◆ **Records to use**
* start *

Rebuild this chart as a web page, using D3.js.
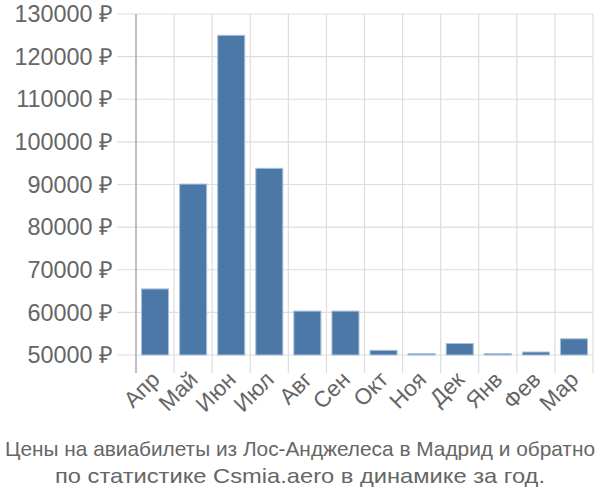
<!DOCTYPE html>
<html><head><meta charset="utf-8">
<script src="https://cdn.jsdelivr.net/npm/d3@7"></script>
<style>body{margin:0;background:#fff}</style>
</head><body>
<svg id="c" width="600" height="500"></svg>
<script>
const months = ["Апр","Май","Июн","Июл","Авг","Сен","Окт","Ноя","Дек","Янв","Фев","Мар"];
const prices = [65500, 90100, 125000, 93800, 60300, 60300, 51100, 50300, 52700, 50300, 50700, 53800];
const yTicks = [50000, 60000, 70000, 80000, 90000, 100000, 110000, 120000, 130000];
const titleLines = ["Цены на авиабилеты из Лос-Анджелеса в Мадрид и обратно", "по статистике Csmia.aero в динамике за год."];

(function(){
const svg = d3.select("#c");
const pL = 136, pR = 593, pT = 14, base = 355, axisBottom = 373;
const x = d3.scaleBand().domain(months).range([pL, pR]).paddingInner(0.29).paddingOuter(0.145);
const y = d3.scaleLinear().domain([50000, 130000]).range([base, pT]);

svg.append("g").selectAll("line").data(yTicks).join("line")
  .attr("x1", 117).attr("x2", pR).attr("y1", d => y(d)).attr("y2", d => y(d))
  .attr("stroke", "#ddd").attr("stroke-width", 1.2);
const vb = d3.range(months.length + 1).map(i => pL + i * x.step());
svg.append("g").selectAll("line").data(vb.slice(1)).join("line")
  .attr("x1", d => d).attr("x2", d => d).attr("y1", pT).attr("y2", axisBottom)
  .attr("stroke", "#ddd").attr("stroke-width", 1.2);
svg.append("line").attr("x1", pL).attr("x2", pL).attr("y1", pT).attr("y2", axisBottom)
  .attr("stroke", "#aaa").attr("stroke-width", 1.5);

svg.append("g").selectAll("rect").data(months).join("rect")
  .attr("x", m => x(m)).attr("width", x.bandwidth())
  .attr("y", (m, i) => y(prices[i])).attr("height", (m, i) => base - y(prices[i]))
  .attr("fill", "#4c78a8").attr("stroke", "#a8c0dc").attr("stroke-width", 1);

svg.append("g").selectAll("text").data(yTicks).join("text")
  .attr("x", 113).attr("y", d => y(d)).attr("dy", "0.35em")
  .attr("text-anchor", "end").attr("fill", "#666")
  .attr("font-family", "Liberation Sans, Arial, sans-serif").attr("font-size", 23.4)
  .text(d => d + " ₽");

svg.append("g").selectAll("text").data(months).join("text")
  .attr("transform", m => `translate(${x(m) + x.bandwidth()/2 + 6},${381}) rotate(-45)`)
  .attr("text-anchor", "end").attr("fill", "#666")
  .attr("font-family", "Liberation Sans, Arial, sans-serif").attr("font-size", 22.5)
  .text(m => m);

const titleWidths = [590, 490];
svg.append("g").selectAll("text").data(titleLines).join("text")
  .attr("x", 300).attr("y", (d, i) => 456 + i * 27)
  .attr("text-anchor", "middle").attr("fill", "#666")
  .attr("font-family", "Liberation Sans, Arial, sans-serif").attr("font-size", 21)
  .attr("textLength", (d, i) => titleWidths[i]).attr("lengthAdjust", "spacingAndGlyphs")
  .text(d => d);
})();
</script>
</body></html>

* end *
* start *

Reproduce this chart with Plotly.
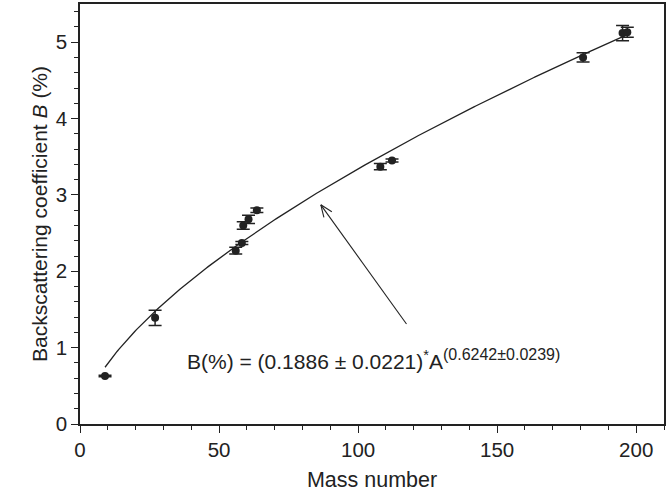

* end *

◆ **Set task**
Above are records with pictures. Reproduce exactly only the lines from the line with "Rebuild this chart" through the line with "d3.scaleLinear().domain([50000, 130000]).range([base, pT]);", both ends included, and leave the pictures out.

◆ **Task response**
Rebuild this chart as a web page, using D3.js.
<!DOCTYPE html>
<html><head><meta charset="utf-8">
<script src="https://cdn.jsdelivr.net/npm/d3@7"></script>
<style>body{margin:0;background:#fff}</style>
</head><body>
<svg id="c" width="600" height="500"></svg>
<script>
const months = ["Апр","Май","Июн","Июл","Авг","Сен","Окт","Ноя","Дек","Янв","Фев","Мар"];
const prices = [65500, 90100, 125000, 93800, 60300, 60300, 51100, 50300, 52700, 50300, 50700, 53800];
const yTicks = [50000, 60000, 70000, 80000, 90000, 100000, 110000, 120000, 130000];
const titleLines = ["Цены на авиабилеты из Лос-Анджелеса в Мадрид и обратно", "по статистике Csmia.aero в динамике за год."];

(function(){
const svg = d3.select("#c");
const pL = 136, pR = 593, pT = 14, base = 355, axisBottom = 373;
const x = d3.scaleBand().domain(months).range([pL, pR]).paddingInner(0.29).paddingOuter(0.145);
const y = d3.scaleLinear().domain([50000, 130000]).range([base, pT]);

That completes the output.